Già alla vigilia del Sinodo l’attenzione dei media e dell’opinione si è concentrata sulla possibilità di introdurre novità nella pastorale circa situazioni familiari difficili. “Siamo una Chiesa in cammino” spiega il cardinale Odilo Pedro Scherer, arcivescovo di San Paolo in Brasile. Paolo Ondarza lo ha intervistato:
R. – Noi siamo in cammino e cerchiamo di fare luce sulla situazione. Secondo me, c’è un desiderio di cambiamento, ma alla fine cosa deve cambiare? La natura del matrimonio, la natura stessa della famiglia, quelli che sono i principi cristiani riguardanti la famiglia, il matrimonio, difficilmente si possono cambiare. Ma ci sono tante cose che dipendono da forme culturali, locali, storiche, che magari potrebbero cambiare e su questo si riflette e si rifletterà ancora, perché non è che dobbiamo decidere noi. Il Sinodo è consultivo, quindi il Santo Padre ascolta, si fa un’idea e poi deciderà quello che ritiene di dover decidere. La questione, per esempio, del concetto di indissolubilità del matrimonio e la questione delle coppie risposate, che vorrebbero una regolarizzazione del loro matrimonio e vorrebbero accedere ai sacramenti, è una questione che senz’altro ci impegna e che è al centro delle riflessioni. D’altra parte, c’è anche la domanda: noi sulla famiglia, sul matrimonio, dobbiamo davvero cedere a tutte le pressioni che ci sono e che sono anche queste storiche, di questo momento storico, con questa crisi di valori, o c’è un nucleo essenziale, del messaggio cristiano nella parola della Chiesa su famiglia e matrimonio che noi dobbiamo sostenere?
D. – Alcuni matrimoni sono stati celebrati senza che ci fossero le premesse per una validità effettiva...
R. – Sì, su questo c’è chiarezza. Quello che forse manca è la possibilità reale di accesso ai tribunali, all’assistenza canonica della gente. Tanti ancora pensano che non ci sia la possibilità di avere una dichiarazione di nullità o c’è la confusione di pensare che 'nullità’ sia lo stesso che ‘divorzio’. Manca la fattibilità pastorale. E’ su questo che dobbiamo insistere: rendere più pastorale il servizio giuridico canonico, per favorire le coppie che hanno diritto ad una sentenza da parte della Chiesa riguardo la loro situazione.
D. - Crede che su questo si possano fare dei passi avanti significativi?
R. - Credo di sì. Il Santo Padre ha già nominato una commissione per studiare una forma più snella di processo canonico per il riconoscimento della nullità.
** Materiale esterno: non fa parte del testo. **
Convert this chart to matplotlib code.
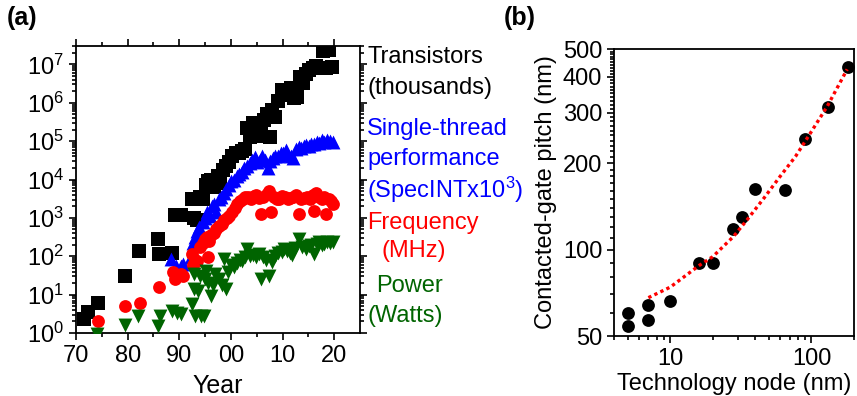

D. - Se da una parte viene evidenziata la bontà del disegno di Dio sul matrimonio tra uomo e donna, d’altro canto è stata evidenziata anche l’importanza di quelle coppie che si impegnano a vivere insieme senza celebrare il matrimonio. Questi, in qualche modo, possono essere considerate come una testimonianza di impegno laico di fedeltà?
R. - Sì, nella Chiesa siamo tutti in cammino. Chi è avanti può dare un contributo così come chi è all’inizio del cammino, chi ha dei problemi: tutti sono membri del popolo di Dio. Il popolo di Dio è fatto di santi e peccatori. Non vogliamo tenere solo i santi e cacciare i peccatori. Quindi, anche riguardo al matrimonio, ci sono coppie che vivono benissimo il Sacramento - Dio sia benedetto! -, ma altre che invece hanno problemi. Allora queste devono essere sostenute, incoraggiate. Ci sono coppie che non riusciranno mai “a mettersi in regola”, ma possono vivere tanti aspetti della vita cristiana, anche loro sono parte del popolo di Dio. Questo pensiero non è nuovo nella Chiesa, perché compare già molto chiaramente nella Familiaris Consortio di San Giovanni Paolo II. Però, tante volte questo viene dimenticato. Spesso tra l’opinione pubblica passa questa idea: “La Chiesa è fatta solo di santi. I peccatori sono esclusi”. Non è vero!
D. - In questo solco si inserisce anche tutto il dibattito sull’accesso alla Comunione per i divorziati risposati…
R. - Da una parte sì. Dall’altra bisogna verificare, perché lì c’è la questione di essere in comunione di fede con la Chiesa. A volte una situazione di “matrimonio rotto” rispecchia anche una situazione di non accettazione, di non essere, almeno in parte, in comunione di fede con la Chiesa. Perciò la questione della Comunione non si riassume semplicemente con il dire: “Si può, non si può …Lasciare, non lasciare …”, ma riguarda veramente questa questione di fondo di accettare o non accettare la fede della Chiesa.